• Instruction:
Omit every image, and transcribe the remaining entries exactly as given.

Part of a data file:
:::
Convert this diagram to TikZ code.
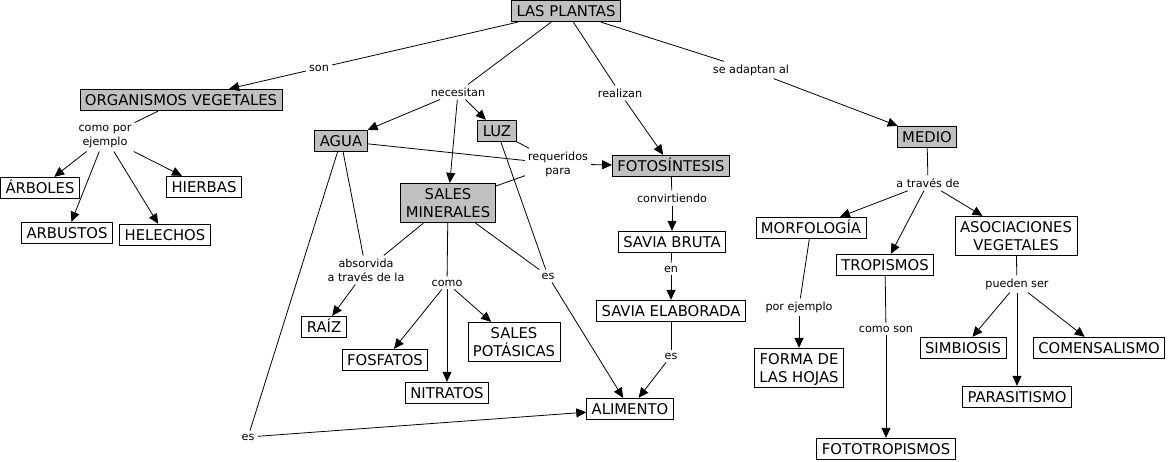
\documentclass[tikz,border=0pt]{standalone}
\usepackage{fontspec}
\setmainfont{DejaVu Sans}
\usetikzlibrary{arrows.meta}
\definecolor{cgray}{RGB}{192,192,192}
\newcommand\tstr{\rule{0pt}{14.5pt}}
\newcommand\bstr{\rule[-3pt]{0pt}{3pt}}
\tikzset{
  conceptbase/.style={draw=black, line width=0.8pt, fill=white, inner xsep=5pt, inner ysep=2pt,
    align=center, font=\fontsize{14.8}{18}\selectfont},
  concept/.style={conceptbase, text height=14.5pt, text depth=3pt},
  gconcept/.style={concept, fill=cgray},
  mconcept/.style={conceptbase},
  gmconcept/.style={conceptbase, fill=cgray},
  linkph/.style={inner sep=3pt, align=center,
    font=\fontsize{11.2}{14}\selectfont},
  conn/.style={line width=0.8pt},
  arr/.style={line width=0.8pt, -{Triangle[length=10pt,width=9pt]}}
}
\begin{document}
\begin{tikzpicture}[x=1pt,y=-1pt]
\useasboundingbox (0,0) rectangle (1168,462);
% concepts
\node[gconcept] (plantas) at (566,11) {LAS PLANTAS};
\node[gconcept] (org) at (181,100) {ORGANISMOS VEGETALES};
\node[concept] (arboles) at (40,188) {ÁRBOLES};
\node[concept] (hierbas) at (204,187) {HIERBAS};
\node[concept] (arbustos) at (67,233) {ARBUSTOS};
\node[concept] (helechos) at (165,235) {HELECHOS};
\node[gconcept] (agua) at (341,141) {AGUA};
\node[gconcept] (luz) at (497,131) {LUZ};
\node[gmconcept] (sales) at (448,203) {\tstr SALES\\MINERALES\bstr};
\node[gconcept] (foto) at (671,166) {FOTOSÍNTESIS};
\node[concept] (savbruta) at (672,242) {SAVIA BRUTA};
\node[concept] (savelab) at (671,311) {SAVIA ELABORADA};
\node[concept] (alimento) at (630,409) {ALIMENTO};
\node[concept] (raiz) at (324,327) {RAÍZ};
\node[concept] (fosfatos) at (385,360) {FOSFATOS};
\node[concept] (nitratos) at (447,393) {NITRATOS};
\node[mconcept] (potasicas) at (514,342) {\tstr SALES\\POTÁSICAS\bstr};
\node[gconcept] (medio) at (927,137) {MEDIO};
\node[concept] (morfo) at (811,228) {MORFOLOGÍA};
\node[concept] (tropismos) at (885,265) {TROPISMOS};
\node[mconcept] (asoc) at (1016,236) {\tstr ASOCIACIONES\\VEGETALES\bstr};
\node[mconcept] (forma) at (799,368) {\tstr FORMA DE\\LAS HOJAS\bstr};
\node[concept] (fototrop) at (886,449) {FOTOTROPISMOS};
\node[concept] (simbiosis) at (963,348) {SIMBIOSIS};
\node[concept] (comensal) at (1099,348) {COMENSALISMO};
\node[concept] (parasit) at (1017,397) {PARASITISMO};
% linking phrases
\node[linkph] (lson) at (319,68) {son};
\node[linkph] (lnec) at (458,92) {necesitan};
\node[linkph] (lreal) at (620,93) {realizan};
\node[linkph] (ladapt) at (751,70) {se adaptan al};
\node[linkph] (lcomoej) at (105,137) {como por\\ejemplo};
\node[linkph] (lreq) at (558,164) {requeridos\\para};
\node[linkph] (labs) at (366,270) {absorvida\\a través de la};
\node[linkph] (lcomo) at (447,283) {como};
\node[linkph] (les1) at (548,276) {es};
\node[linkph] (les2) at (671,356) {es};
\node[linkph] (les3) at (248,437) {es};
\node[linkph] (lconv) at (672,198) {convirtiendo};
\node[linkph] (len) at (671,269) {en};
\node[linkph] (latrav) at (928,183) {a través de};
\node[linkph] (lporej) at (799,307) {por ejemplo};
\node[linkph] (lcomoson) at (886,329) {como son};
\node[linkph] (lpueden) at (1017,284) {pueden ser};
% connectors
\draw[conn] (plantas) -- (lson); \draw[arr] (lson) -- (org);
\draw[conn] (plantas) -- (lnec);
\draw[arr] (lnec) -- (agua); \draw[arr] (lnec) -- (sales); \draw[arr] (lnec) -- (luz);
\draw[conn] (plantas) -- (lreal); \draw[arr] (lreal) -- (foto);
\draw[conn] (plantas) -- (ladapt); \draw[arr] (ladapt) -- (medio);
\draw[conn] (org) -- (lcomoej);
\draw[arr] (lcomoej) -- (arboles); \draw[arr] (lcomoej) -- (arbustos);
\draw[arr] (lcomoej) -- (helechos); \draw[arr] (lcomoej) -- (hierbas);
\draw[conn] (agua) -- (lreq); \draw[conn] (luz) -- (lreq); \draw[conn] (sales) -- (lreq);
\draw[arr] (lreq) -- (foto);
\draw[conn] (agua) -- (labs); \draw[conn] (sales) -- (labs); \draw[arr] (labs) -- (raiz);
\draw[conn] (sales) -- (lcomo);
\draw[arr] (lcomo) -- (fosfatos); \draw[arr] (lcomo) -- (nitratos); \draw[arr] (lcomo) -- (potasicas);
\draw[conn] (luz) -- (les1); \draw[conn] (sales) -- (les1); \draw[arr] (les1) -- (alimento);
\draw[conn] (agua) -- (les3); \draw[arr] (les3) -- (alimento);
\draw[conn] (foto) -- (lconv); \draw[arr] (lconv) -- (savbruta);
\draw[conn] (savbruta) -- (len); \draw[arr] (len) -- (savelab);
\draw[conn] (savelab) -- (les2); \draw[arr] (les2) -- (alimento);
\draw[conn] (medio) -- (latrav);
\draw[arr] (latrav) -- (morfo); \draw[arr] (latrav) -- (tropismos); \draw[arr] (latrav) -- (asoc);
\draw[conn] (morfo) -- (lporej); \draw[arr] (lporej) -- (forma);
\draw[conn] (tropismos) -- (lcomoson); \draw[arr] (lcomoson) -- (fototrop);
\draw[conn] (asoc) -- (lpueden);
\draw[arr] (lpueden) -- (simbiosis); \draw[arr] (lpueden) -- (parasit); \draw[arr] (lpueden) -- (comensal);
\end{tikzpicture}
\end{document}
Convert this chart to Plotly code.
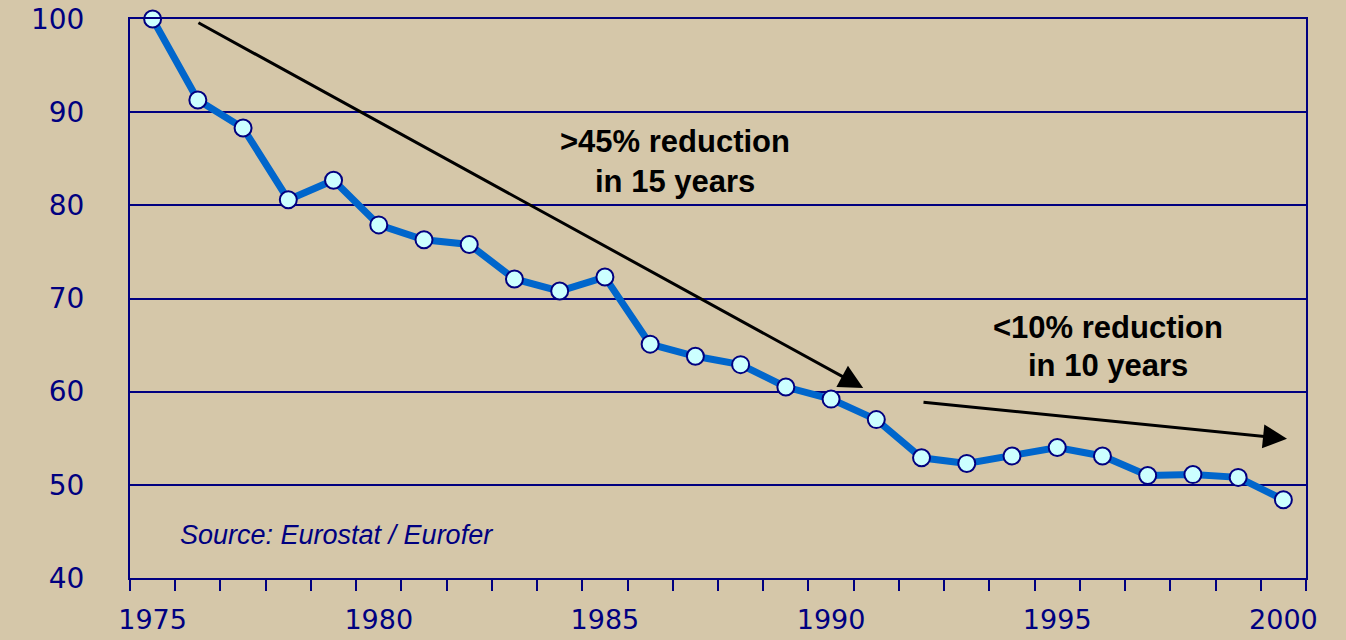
:::
• Answer to the task:
Convert this diagram to TikZ code.
\documentclass[tikz,border=0pt]{standalone}
\usepackage{fontspec}
\setmainfont{DejaVu Sans}
\usetikzlibrary{arrows.meta}
\definecolor{cgray}{RGB}{192,192,192}
\newcommand\tstr{\rule{0pt}{14.5pt}}
\newcommand\bstr{\rule[-3pt]{0pt}{3pt}}
\tikzset{
  conceptbase/.style={draw=black, line width=0.8pt, fill=white, inner xsep=5pt, inner ysep=2pt,
    align=center, font=\fontsize{14.8}{18}\selectfont},
  concept/.style={conceptbase, text height=14.5pt, text depth=3pt},
  gconcept/.style={concept, fill=cgray},
  mconcept/.style={conceptbase},
  gmconcept/.style={conceptbase, fill=cgray},
  linkph/.style={inner sep=3pt, align=center,
    font=\fontsize{11.2}{14}\selectfont},
  conn/.style={line width=0.8pt},
  arr/.style={line width=0.8pt, -{Triangle[length=10pt,width=9pt]}}
}
\begin{document}
\begin{tikzpicture}[x=1pt,y=-1pt]
\useasboundingbox (0,0) rectangle (1168,462);
% concepts
\node[gconcept] (plantas) at (566,11) {LAS PLANTAS};
\node[gconcept] (org) at (181,100) {ORGANISMOS VEGETALES};
\node[concept] (arboles) at (40,188) {ÁRBOLES};
\node[concept] (hierbas) at (204,187) {HIERBAS};
\node[concept] (arbustos) at (67,233) {ARBUSTOS};
\node[concept] (helechos) at (165,235) {HELECHOS};
\node[gconcept] (agua) at (341,141) {AGUA};
\node[gconcept] (luz) at (497,131) {LUZ};
\node[gmconcept] (sales) at (448,203) {\tstr SALES\\MINERALES\bstr};
\node[gconcept] (foto) at (671,166) {FOTOSÍNTESIS};
\node[concept] (savbruta) at (672,242) {SAVIA BRUTA};
\node[concept] (savelab) at (671,311) {SAVIA ELABORADA};
\node[concept] (alimento) at (630,409) {ALIMENTO};
\node[concept] (raiz) at (324,327) {RAÍZ};
\node[concept] (fosfatos) at (385,360) {FOSFATOS};
\node[concept] (nitratos) at (447,393) {NITRATOS};
\node[mconcept] (potasicas) at (514,342) {\tstr SALES\\POTÁSICAS\bstr};
\node[gconcept] (medio) at (927,137) {MEDIO};
\node[concept] (morfo) at (811,228) {MORFOLOGÍA};
\node[concept] (tropismos) at (885,265) {TROPISMOS};
\node[mconcept] (asoc) at (1016,236) {\tstr ASOCIACIONES\\VEGETALES\bstr};
\node[mconcept] (forma) at (799,368) {\tstr FORMA DE\\LAS HOJAS\bstr};
\node[concept] (fototrop) at (886,449) {FOTOTROPISMOS};
\node[concept] (simbiosis) at (963,348) {SIMBIOSIS};
\node[concept] (comensal) at (1099,348) {COMENSALISMO};
\node[concept] (parasit) at (1017,397) {PARASITISMO};
% linking phrases
\node[linkph] (lson) at (319,68) {son};
\node[linkph] (lnec) at (458,92) {necesitan};
\node[linkph] (lreal) at (620,93) {realizan};
\node[linkph] (ladapt) at (751,70) {se adaptan al};
\node[linkph] (lcomoej) at (105,137) {como por\\ejemplo};
\node[linkph] (lreq) at (558,164) {requeridos\\para};
\node[linkph] (labs) at (366,270) {absorvida\\a través de la};
\node[linkph] (lcomo) at (447,283) {como};
\node[linkph] (les1) at (548,276) {es};
\node[linkph] (les2) at (671,356) {es};
\node[linkph] (les3) at (248,437) {es};
\node[linkph] (lconv) at (672,198) {convirtiendo};
\node[linkph] (len) at (671,269) {en};
\node[linkph] (latrav) at (928,183) {a través de};
\node[linkph] (lporej) at (799,307) {por ejemplo};
\node[linkph] (lcomoson) at (886,329) {como son};
\node[linkph] (lpueden) at (1017,284) {pueden ser};
% connectors
\draw[conn] (plantas) -- (lson); \draw[arr] (lson) -- (org);
\draw[conn] (plantas) -- (lnec);
\draw[arr] (lnec) -- (agua); \draw[arr] (lnec) -- (sales); \draw[arr] (lnec) -- (luz);
\draw[conn] (plantas) -- (lreal); \draw[arr] (lreal) -- (foto);
\draw[conn] (plantas) -- (ladapt); \draw[arr] (ladapt) -- (medio);
\draw[conn] (org) -- (lcomoej);
\draw[arr] (lcomoej) -- (arboles); \draw[arr] (lcomoej) -- (arbustos);
\draw[arr] (lcomoej) -- (helechos); \draw[arr] (lcomoej) -- (hierbas);
\draw[conn] (agua) -- (lreq); \draw[conn] (luz) -- (lreq); \draw[conn] (sales) -- (lreq);
\draw[arr] (lreq) -- (foto);
\draw[conn] (agua) -- (labs); \draw[conn] (sales) -- (labs); \draw[arr] (labs) -- (raiz);
\draw[conn] (sales) -- (lcomo);
\draw[arr] (lcomo) -- (fosfatos); \draw[arr] (lcomo) -- (nitratos); \draw[arr] (lcomo) -- (potasicas);
\draw[conn] (luz) -- (les1); \draw[conn] (sales) -- (les1); \draw[arr] (les1) -- (alimento);
\draw[conn] (agua) -- (les3); \draw[arr] (les3) -- (alimento);
\draw[conn] (foto) -- (lconv); \draw[arr] (lconv) -- (savbruta);
\draw[conn] (savbruta) -- (len); \draw[arr] (len) -- (savelab);
\draw[conn] (savelab) -- (les2); \draw[arr] (les2) -- (alimento);
\draw[conn] (medio) -- (latrav);
\draw[arr] (latrav) -- (morfo); \draw[arr] (latrav) -- (tropismos); \draw[arr] (latrav) -- (asoc);
\draw[conn] (morfo) -- (lporej); \draw[arr] (lporej) -- (forma);
\draw[conn] (tropismos) -- (lcomoson); \draw[arr] (lcomoson) -- (fototrop);
\draw[conn] (asoc) -- (lpueden);
\draw[arr] (lpueden) -- (simbiosis); \draw[arr] (lpueden) -- (parasit); \draw[arr] (lpueden) -- (comensal);
\end{tikzpicture}
\end{document}
Convert this chart to Plotly code.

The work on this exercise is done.